::: Given material :::
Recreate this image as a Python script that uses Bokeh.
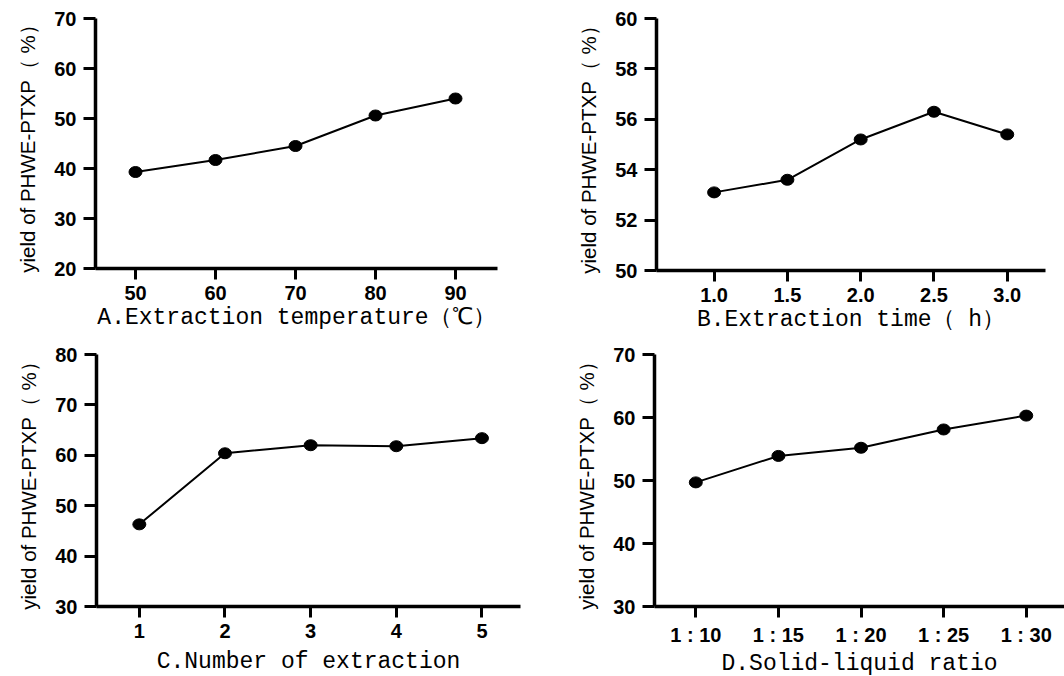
from bokeh.plotting import figure
from bokeh.layouts import column, row
from bokeh.models import Range1d, FixedTicker
from bokeh.embed import file_html
from bokeh.resources import INLINE

# ---- data ----
temp_c = [50, 60, 70, 80, 90]
yield_temp = [39.3, 41.7, 44.5, 50.6, 54.0]

time_h = [1.0, 1.5, 2.0, 2.5, 3.0]
time_labels = ["1.0", "1.5", "2.0", "2.5", "3.0"]
yield_time = [53.1, 53.6, 55.2, 56.3, 55.4]

n_extract = [1, 2, 3, 4, 5]
yield_n = [46.3, 60.4, 62.0, 61.8, 63.4]

ratio_labels = ["1 : 10", "1 : 15", "1 : 20", "1 : 25", "1 : 30"]
yield_ratio = [49.7, 53.9, 55.2, 58.1, 60.3]

y_title = "yield of PHWE-PTXP（ %）"
titles = ["A.Extraction temperature（℃）", "B.Extraction time（ h）",
          "C.Number of extraction", "D.Solid-liquid ratio"]


def panel(x, y, xr, yr, xticks, yticks, title, fw, fh, bl, br, bt, als=2, overrides=None):
    p = figure(frame_width=fw, frame_height=fh, x_range=Range1d(*xr), y_range=Range1d(*yr),
               output_backend="svg", toolbar_location=None,
               min_border_left=bl, min_border_right=br,
               min_border_top=bt, min_border_bottom=20)
    p.xgrid.visible = False
    p.ygrid.visible = False
    p.outline_line_color = None
    p.background_fill_color = "white"
    p.border_fill_color = "white"

    for ax in (p.xaxis[0], p.yaxis[0]):
        ax.axis_line_width = 3.5
        ax.axis_line_color = "black"
        ax.major_tick_line_width = 3
        ax.major_tick_line_color = "black"
        ax.major_tick_in = 0
        ax.minor_tick_line_color = None
        ax.major_label_text_font = "Liberation Sans"
        ax.major_label_text_font_style = "bold"
        ax.major_label_text_font_size = "20px"
        ax.major_label_text_color = "black"
        ax.axis_label_text_color = "black"

    p.yaxis.ticker = FixedTicker(ticks=yticks)
    p.yaxis.major_tick_out = 12
    p.yaxis.major_label_standoff = 7
    p.yaxis.axis_label = y_title
    p.yaxis.axis_label_text_font = "Liberation Sans"
    p.yaxis.axis_label_text_font_style = "normal"
    p.yaxis.axis_label_text_font_size = "20.5px"
    p.yaxis.axis_label_standoff = 12

    p.xaxis.ticker = FixedTicker(ticks=xticks)
    p.xaxis.major_tick_out = 11
    p.xaxis.major_label_standoff = 6
    p.xaxis.axis_label = title
    p.xaxis.axis_label_text_font = "Liberation Mono"
    p.xaxis.axis_label_text_font_style = "normal"
    p.xaxis.axis_label_text_font_size = "23px"
    p.xaxis.axis_label_standoff = als
    if overrides:
        p.xaxis.major_label_overrides = overrides

    p.line(x, y, line_width=2, color="black")
    p.ellipse(x, y, width=13, height=11, width_units="screen", height_units="screen",
              fill_color="black", line_color="black")
    return p


pA = panel(temp_c, yield_temp, (45, 95.25), (20, 70), temp_c, [20, 30, 40, 50, 60, 70],
           titles[0], 402, 250, 95, 33, 18)

pB = panel(time_h, yield_time, (0.607, 3.261), (50, 60), time_h, [50, 52, 54, 56, 58, 60],
           titles[1], 389, 252, 126, 19, 16,
           overrides={t: lab for t, lab in zip(time_h, time_labels)})

pC = panel(n_extract, yield_n, (0.5, 5.45), (30, 80), n_extract, [30, 40, 50, 60, 70, 80],
           titles[2], 424, 252, 96, 10, 21, als=8)

ratio_x = list(range(1, len(ratio_labels) + 1))
pD = panel(ratio_x, yield_ratio, (0.5, 5.463), (30, 70), ratio_x, [30, 40, 50, 60, 70],
           titles[3], 410, 252, 124, 0, 21,
           overrides={i: lab for i, lab in zip(ratio_x, ratio_labels)})

layout = column(row(pA, pB), row(pC, pD))

open("out.html", "w").write(file_html(layout, INLINE))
:::
Task details: Emit the lines of the material exactly, from its first line to the line containing "yield_temp = [39.3, 41.7, 44.5, 50.6, 54.0]", inclusive; leave every picture out.

Task result:
Recreate this image as a Python script that uses Bokeh.
from bokeh.plotting import figure
from bokeh.layouts import column, row
from bokeh.models import Range1d, FixedTicker
from bokeh.embed import file_html
from bokeh.resources import INLINE

# ---- data ----
temp_c = [50, 60, 70, 80, 90]
yield_temp = [39.3, 41.7, 44.5, 50.6, 54.0]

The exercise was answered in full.